RAW RECORDS:
------------------------------------------------------------------------
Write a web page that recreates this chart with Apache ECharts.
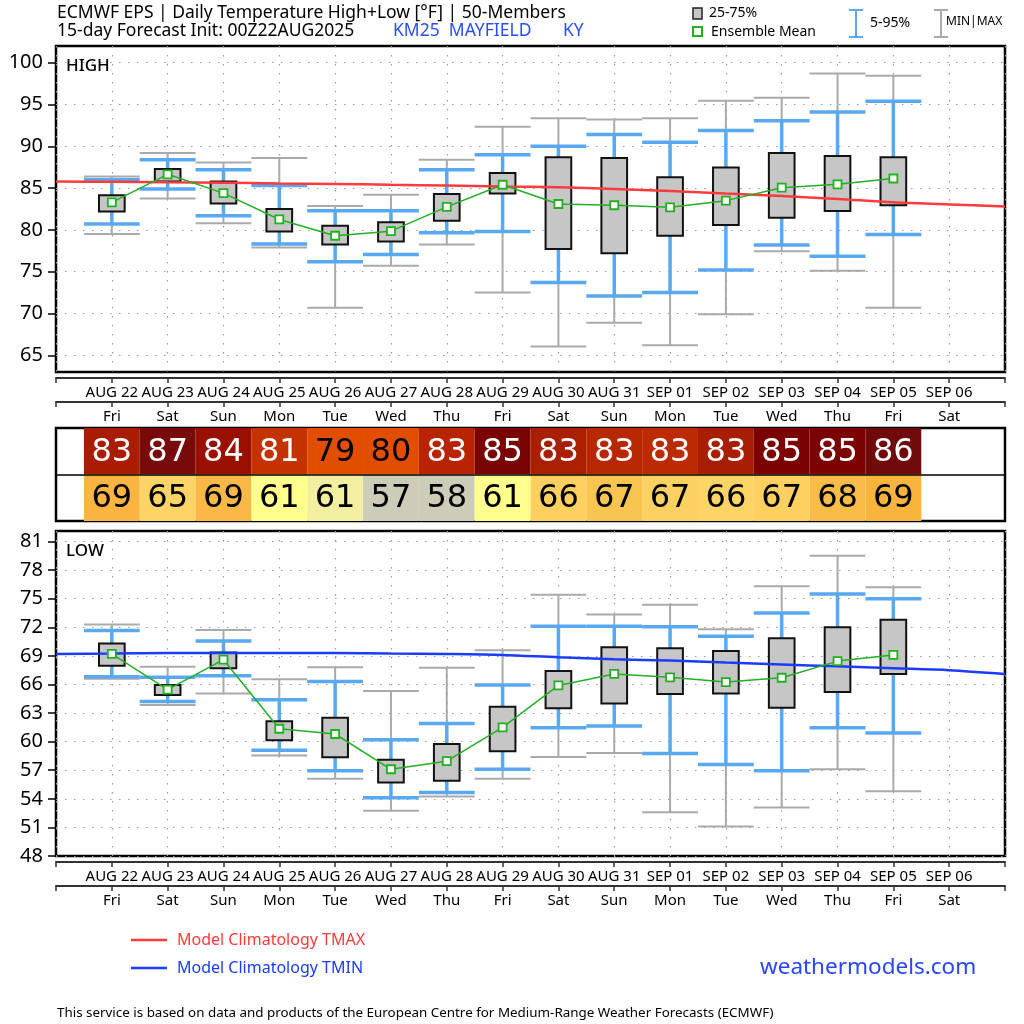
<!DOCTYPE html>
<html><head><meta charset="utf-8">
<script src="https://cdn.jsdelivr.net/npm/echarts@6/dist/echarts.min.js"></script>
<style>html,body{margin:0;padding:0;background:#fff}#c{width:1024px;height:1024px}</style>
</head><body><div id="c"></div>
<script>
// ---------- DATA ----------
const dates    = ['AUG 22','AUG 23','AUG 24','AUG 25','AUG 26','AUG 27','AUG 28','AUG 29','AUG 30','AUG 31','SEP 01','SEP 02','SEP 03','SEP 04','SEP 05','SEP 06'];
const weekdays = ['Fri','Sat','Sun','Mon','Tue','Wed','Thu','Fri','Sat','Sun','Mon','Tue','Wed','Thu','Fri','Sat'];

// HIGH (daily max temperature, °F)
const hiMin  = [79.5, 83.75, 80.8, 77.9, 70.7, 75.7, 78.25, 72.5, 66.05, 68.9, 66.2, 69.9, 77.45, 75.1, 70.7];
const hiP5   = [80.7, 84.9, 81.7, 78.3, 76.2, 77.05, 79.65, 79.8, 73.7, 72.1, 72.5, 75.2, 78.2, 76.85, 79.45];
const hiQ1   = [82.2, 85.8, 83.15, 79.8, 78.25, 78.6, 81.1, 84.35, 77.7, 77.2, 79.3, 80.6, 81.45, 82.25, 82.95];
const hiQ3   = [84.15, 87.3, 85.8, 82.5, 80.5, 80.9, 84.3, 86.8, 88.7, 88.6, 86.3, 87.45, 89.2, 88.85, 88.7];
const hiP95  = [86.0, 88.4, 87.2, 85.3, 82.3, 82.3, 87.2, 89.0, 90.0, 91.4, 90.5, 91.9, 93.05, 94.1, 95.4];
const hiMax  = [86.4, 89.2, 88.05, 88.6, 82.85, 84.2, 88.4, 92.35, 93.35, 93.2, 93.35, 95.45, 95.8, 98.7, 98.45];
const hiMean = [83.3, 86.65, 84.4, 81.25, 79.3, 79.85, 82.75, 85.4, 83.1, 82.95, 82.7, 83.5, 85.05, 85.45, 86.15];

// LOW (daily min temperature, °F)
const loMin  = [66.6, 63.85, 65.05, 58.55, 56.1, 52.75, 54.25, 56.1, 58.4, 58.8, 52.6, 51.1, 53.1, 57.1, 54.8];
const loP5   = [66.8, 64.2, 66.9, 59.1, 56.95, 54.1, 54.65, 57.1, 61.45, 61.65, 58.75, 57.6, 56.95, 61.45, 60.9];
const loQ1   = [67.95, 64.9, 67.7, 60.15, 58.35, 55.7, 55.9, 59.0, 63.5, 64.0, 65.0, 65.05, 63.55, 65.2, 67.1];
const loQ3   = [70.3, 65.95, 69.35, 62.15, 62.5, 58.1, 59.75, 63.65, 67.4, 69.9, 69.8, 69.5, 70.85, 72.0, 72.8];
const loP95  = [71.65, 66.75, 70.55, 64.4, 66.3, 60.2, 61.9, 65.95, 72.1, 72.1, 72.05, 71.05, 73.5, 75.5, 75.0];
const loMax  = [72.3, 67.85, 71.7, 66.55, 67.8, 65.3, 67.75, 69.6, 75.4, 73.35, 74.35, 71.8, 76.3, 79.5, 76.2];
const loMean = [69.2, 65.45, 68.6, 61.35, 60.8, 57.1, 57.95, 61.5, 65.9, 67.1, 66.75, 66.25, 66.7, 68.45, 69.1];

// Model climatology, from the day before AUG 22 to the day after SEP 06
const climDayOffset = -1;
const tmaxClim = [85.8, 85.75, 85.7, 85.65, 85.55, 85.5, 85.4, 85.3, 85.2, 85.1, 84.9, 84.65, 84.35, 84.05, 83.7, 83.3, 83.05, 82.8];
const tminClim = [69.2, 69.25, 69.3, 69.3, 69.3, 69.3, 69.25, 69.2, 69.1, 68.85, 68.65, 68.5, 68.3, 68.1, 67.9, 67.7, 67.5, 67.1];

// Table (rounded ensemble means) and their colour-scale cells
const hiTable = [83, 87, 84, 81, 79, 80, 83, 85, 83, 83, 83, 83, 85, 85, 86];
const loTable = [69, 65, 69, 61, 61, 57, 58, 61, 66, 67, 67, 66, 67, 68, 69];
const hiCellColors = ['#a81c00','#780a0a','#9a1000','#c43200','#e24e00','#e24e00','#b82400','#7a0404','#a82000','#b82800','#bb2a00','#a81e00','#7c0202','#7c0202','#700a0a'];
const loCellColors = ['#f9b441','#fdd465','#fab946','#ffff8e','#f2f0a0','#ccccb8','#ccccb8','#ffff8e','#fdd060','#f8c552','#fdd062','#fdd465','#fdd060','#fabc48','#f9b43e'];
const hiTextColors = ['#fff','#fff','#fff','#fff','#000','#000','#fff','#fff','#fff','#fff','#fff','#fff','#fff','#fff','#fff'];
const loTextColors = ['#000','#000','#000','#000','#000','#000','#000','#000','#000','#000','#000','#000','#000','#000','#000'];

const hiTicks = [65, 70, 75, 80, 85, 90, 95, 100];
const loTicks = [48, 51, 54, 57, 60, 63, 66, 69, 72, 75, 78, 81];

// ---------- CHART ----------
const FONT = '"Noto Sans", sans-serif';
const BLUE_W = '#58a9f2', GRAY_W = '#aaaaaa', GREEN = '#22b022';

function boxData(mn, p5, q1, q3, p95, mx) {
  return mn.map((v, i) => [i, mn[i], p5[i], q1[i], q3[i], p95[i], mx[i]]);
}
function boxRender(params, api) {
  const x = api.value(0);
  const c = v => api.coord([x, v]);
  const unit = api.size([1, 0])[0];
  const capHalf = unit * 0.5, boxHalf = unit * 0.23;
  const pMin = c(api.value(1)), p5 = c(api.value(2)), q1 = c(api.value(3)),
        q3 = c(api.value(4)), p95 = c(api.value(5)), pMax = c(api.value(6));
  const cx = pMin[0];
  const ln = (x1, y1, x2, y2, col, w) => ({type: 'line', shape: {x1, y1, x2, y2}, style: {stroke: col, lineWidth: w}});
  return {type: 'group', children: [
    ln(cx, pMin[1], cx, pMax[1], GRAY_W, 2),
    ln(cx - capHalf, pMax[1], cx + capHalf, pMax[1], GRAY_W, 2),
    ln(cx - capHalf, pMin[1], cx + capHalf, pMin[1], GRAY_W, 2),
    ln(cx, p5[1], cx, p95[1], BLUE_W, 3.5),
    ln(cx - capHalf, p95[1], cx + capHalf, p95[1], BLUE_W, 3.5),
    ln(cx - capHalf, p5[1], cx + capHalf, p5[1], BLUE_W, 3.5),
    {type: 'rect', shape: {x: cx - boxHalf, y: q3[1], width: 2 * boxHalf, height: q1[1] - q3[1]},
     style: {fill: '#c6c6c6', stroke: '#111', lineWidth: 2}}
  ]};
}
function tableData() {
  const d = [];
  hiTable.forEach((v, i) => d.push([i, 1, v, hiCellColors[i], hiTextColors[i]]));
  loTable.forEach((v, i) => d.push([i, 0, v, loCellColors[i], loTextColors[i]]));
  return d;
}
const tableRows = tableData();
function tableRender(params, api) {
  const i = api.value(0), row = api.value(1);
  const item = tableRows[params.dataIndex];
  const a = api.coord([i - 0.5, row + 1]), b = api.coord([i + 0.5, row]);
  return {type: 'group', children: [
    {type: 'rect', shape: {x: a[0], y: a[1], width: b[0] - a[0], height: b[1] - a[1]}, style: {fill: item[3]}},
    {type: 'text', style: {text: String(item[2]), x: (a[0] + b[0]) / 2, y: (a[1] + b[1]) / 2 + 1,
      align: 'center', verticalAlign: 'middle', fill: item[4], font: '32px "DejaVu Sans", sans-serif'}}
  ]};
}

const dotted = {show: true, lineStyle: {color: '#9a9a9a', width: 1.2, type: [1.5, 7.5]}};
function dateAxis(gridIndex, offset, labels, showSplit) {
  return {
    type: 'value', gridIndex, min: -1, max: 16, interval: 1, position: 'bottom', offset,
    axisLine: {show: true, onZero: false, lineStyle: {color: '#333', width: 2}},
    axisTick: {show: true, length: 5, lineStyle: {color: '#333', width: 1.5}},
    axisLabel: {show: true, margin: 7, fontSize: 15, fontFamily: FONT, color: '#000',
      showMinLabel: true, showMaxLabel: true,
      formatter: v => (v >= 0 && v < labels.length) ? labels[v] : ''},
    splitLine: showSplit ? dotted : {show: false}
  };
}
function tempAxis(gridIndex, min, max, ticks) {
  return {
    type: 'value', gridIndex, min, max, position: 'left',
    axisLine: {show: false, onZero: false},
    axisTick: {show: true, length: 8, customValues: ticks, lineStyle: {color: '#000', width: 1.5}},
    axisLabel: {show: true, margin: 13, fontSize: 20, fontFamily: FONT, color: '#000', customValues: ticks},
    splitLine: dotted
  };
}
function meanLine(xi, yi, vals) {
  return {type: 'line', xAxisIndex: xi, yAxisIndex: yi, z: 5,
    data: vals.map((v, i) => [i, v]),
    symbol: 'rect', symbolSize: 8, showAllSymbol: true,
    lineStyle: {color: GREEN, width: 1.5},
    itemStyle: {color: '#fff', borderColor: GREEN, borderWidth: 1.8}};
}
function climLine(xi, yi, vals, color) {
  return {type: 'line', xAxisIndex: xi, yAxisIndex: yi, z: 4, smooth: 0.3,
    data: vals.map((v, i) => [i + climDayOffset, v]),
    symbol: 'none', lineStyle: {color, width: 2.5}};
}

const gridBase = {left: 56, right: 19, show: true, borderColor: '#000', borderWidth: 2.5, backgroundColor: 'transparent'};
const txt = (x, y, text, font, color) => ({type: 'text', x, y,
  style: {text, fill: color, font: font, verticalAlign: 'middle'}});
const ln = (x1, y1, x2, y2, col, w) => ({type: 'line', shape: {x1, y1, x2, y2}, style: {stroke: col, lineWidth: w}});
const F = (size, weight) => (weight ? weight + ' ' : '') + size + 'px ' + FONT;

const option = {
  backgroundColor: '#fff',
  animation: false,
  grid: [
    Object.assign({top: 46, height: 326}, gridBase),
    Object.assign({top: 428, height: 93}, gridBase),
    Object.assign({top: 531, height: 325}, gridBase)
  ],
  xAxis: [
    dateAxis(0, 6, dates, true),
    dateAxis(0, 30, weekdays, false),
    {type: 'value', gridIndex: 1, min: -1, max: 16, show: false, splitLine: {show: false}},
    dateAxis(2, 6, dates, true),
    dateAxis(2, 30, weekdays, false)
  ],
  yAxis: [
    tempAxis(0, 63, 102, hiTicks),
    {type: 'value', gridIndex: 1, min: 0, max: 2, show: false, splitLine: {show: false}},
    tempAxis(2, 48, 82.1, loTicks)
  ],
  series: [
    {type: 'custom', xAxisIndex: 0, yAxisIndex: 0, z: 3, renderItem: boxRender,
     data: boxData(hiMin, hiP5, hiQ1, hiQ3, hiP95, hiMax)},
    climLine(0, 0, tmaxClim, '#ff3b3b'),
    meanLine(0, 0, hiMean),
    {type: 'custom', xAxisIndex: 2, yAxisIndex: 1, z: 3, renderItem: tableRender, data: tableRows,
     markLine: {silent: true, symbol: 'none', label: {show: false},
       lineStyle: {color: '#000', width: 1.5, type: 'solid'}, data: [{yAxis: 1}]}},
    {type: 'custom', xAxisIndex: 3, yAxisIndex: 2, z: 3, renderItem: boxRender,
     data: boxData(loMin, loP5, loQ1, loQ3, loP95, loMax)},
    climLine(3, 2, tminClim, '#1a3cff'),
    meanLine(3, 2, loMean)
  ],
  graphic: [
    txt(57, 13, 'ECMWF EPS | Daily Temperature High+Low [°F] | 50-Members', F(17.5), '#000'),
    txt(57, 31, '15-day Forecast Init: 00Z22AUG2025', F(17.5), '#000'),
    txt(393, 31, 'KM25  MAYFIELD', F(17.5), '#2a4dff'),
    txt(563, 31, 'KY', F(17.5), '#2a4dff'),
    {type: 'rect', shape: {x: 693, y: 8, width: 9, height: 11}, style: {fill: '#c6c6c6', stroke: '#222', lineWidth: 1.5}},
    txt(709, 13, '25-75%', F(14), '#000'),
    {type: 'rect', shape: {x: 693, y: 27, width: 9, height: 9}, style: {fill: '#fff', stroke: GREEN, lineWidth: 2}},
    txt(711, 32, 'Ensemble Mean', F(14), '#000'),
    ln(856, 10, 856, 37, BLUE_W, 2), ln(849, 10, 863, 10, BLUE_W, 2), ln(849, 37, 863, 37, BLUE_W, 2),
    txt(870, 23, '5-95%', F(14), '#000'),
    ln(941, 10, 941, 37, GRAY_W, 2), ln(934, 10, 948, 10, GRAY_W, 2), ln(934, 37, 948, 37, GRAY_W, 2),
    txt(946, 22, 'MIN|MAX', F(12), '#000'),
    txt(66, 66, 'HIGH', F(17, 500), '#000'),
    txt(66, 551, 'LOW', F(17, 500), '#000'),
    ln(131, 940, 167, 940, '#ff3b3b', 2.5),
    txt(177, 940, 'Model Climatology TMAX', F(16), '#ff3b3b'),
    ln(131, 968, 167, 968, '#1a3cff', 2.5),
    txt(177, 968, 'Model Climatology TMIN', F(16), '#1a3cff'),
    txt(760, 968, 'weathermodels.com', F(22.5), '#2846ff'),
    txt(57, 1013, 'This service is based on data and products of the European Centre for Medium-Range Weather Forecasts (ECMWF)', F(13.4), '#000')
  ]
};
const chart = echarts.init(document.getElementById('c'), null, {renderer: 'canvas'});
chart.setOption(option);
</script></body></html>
------------------------------------------------------------------------
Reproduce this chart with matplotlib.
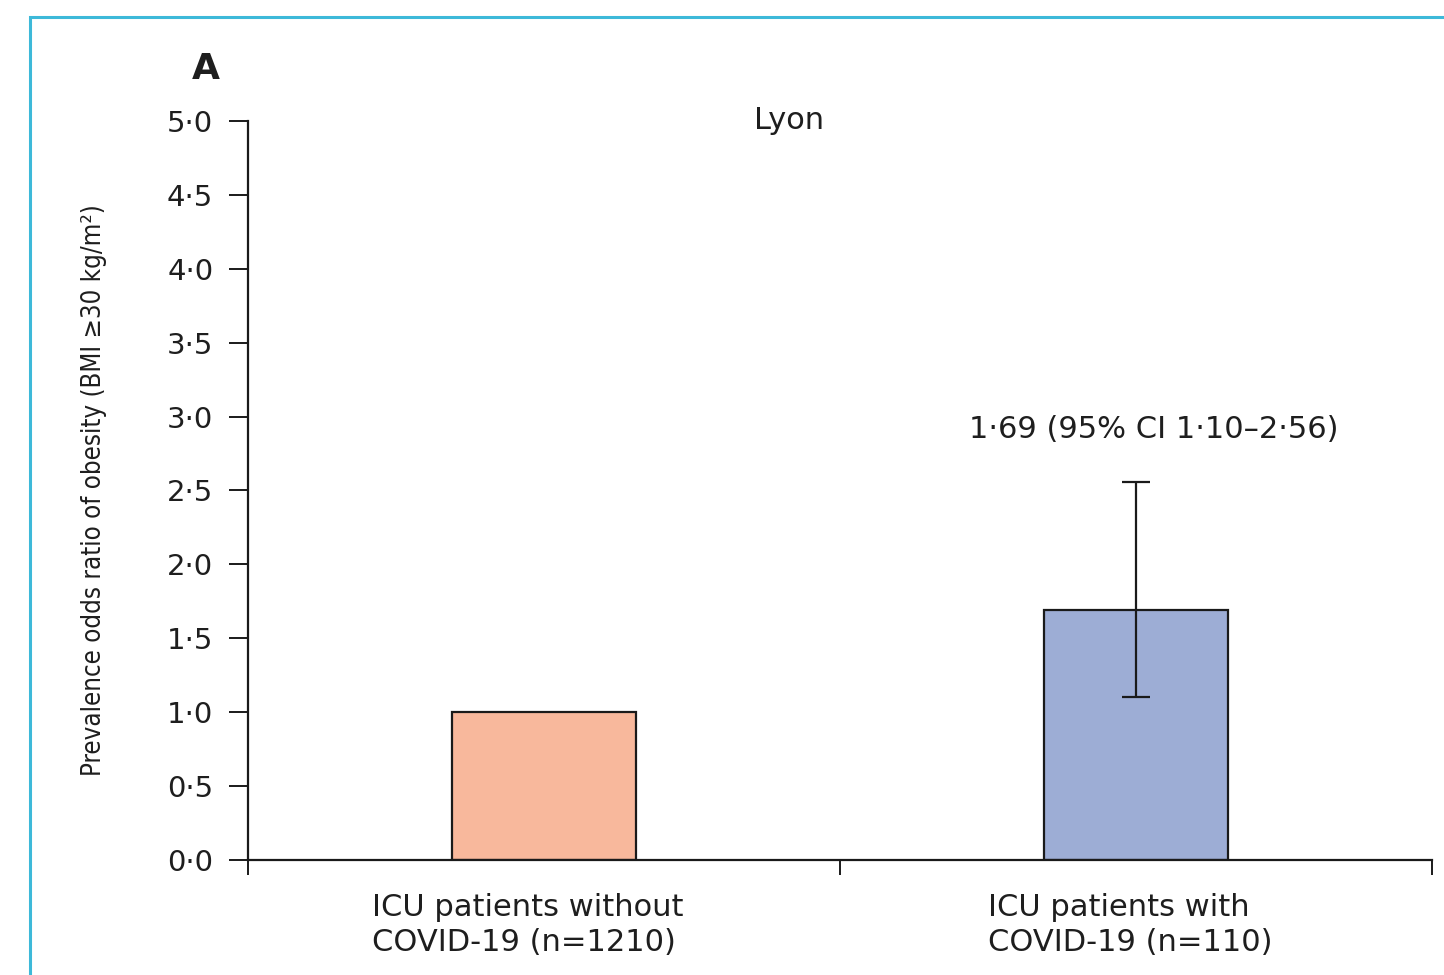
------------------------------------------------------------------------
Only the lines from the one holding "Write a web" to the one holding "85.05, 85.45, 86.15];" should be returned, both included and exactly as written, with no pictures.

ANSWER FOR THE TASK:
Write a web page that recreates this chart with Apache ECharts.
<!DOCTYPE html>
<html><head><meta charset="utf-8">
<script src="https://cdn.jsdelivr.net/npm/echarts@6/dist/echarts.min.js"></script>
<style>html,body{margin:0;padding:0;background:#fff}#c{width:1024px;height:1024px}</style>
</head><body><div id="c"></div>
<script>
// ---------- DATA ----------
const dates    = ['AUG 22','AUG 23','AUG 24','AUG 25','AUG 26','AUG 27','AUG 28','AUG 29','AUG 30','AUG 31','SEP 01','SEP 02','SEP 03','SEP 04','SEP 05','SEP 06'];
const weekdays = ['Fri','Sat','Sun','Mon','Tue','Wed','Thu','Fri','Sat','Sun','Mon','Tue','Wed','Thu','Fri','Sat'];

// HIGH (daily max temperature, °F)
const hiMin  = [79.5, 83.75, 80.8, 77.9, 70.7, 75.7, 78.25, 72.5, 66.05, 68.9, 66.2, 69.9, 77.45, 75.1, 70.7];
const hiP5   = [80.7, 84.9, 81.7, 78.3, 76.2, 77.05, 79.65, 79.8, 73.7, 72.1, 72.5, 75.2, 78.2, 76.85, 79.45];
const hiQ1   = [82.2, 85.8, 83.15, 79.8, 78.25, 78.6, 81.1, 84.35, 77.7, 77.2, 79.3, 80.6, 81.45, 82.25, 82.95];
const hiQ3   = [84.15, 87.3, 85.8, 82.5, 80.5, 80.9, 84.3, 86.8, 88.7, 88.6, 86.3, 87.45, 89.2, 88.85, 88.7];
const hiP95  = [86.0, 88.4, 87.2, 85.3, 82.3, 82.3, 87.2, 89.0, 90.0, 91.4, 90.5, 91.9, 93.05, 94.1, 95.4];
const hiMax  = [86.4, 89.2, 88.05, 88.6, 82.85, 84.2, 88.4, 92.35, 93.35, 93.2, 93.35, 95.45, 95.8, 98.7, 98.45];
const hiMean = [83.3, 86.65, 84.4, 81.25, 79.3, 79.85, 82.75, 85.4, 83.1, 82.95, 82.7, 83.5, 85.05, 85.45, 86.15];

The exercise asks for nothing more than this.